I think the truth behind this little folktale is simpler & sadder than any attempt to claim that “nakedness” means something else, or make Noah’s alleged behavior in this story make sense.
I think that this particular story is a folktale. We have no more reason to believe that this happened than that Hercules stole Hippolyta’s girdle or that Prometheus stole fire from Helios. In fact, we have a good deal less, for one simple reason:
The story was told among the Israelites for a contemporary purpose, just as it would later be told among the Anglo-Saxons in America for their own purposes. It is a myth, a lie told about an already defamed & defined victim class to claim an ancient directive to abuse them. The reason it’s in the book boils down to one sentence:
“Damned be Cannan, servant of servants may he be to his brothers!”

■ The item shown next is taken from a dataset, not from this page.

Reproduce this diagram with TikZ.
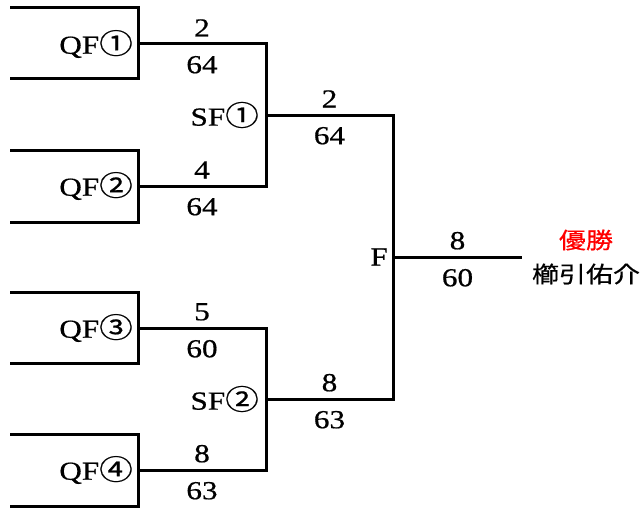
\documentclass[tikz,border=0pt]{standalone}
\usepackage{fontspec}
\setmainfont{Liberation Serif}[FakeStretch=1.2, FakeBold=0.6]
\newfontfamily\cjk{Noto Sans CJK JP}[FakeStretch=1.2, FakeBold=0.6]
\usetikzlibrary{positioning}
\newcommand{\maru}[1]{{\cjk\fontsize{28}{28}\selectfont #1}}

\begin{document}
\begin{tikzpicture}[
    x=1pt, y=-1pt,
    line/.style={line width=3pt},
    game/.style={
        anchor=east,
        inner sep=0pt,
        font=\fontsize{26}{26}\selectfont,
    },
    up/.style={anchor=south, inner sep=0pt, yshift=6pt, font=\fontsize{26}{26}\selectfont},
    dn/.style={anchor=north, inner sep=0pt, yshift=-10.5pt, font=\fontsize{26}{26}\selectfont},
    champ/.style={inner sep=0pt, font=\cjk\fontsize{22.5}{22.5}\selectfont},
]

\useasboundingbox (0,0) rectangle (643,511);

% open boxes of the quarter-finals
\foreach \top/\bot in {8/79, 150/222, 292/363, 434/506}
    \draw[line] (10,\top) -| (138,\bot) -- (10,\bot);

\coordinate (q1) at (138,44);
\coordinate (q2) at (138,186);
\coordinate (q3) at (138,328);
\coordinate (q4) at (138,470);
\coordinate (s1) at (266,115);
\coordinate (s2) at (266,399);
\coordinate (f)  at (393,257);
\coordinate (w)  at (522,257);

\node[game] (qf1) at (133,44)  {QF\maru{①}};
\node[game] (qf2) at (133,186) {QF\maru{②}};
\node[game] (qf3) at (133,328) {QF\maru{③}};
\node[game] (qf4) at (133,470) {QF\maru{④}};
\node[game] (sf1) at (259,115) {SF\maru{①}};
\node[game] (sf2) at (259,399) {SF\maru{②}};
\node[game] (fin) at (388,257) {F};

\draw[line] (q1) -- node[up]{2} node[dn]{64} (q1 -| s1) -- (s1);
\draw[line] (q2) -- node[up]{4} node[dn]{64} (q2 -| s1) -- (s1);
\draw[line] (q3) -- node[up]{5} node[dn]{60} (q3 -| s2) -- (s2);
\draw[line] (q4) -- node[up]{8} node[dn]{63} (q4 -| s2) -- (s2);

\draw[line] (s1) -- node[up]{2} node[dn]{64} (s1 -| f) -- (f);
\draw[line] (s2) -- node[up]{8} node[dn]{63} (s2 -| f) -- (f);

\draw[line] (f) -- node[up]{8} node[dn]{60} (w);

\node[champ, text=red] (yusho) at (586,240) {優勝};
\node[champ] (name) at (586,274) {櫛引佑介};

\end{tikzpicture}
\end{document}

What many fail to realize when reading the Torah is that “saw his nakedness” isn’t a euphemism. We in modern English-speaking culture, just now recovering from Bowdlerism, imagine it’s the same kind of delicacy. But as this story shows, just seeing his father naked was a shame to Ham. The text of the Torah clearly indicates that the ancient Israelites, at least by the time of the “J” writer, had an almost psychotic abhorrence for nudity. It was not only a sin to engage in what we recognize as sexual congress outside of marriage; it was a great shame to see anyone but one’s spouse naked. It was a crime to see one’s relatives naked, tantamount to incest itself.
It seems that when the Israelites invaded the land of those they called Canaanites (the word, as Dex points out, connotes a humbling; perhaps this was a contemptuous catch-all for nations more properly known as Amorites, Perrizites, Amalekites, Jebusites, Hittites, et al.), they found an Anatolian-style pagan culture, that was more blatant about sex, had temple prostitutes, & was (at least somewhat) freer with nudity. But I’m out of my field here, so maybe someone up on the archaeology can tell us more. I’m pretty sure ancient non-Hebrews of the Levant revered sexually-identified fertility gods (Asherah & Baal), rather than the single uptight “Jah” of the Hebrews.
This story ties in Hebrew culture’s hatred of nudity with a condemnation of Canaan. It’s propaganda.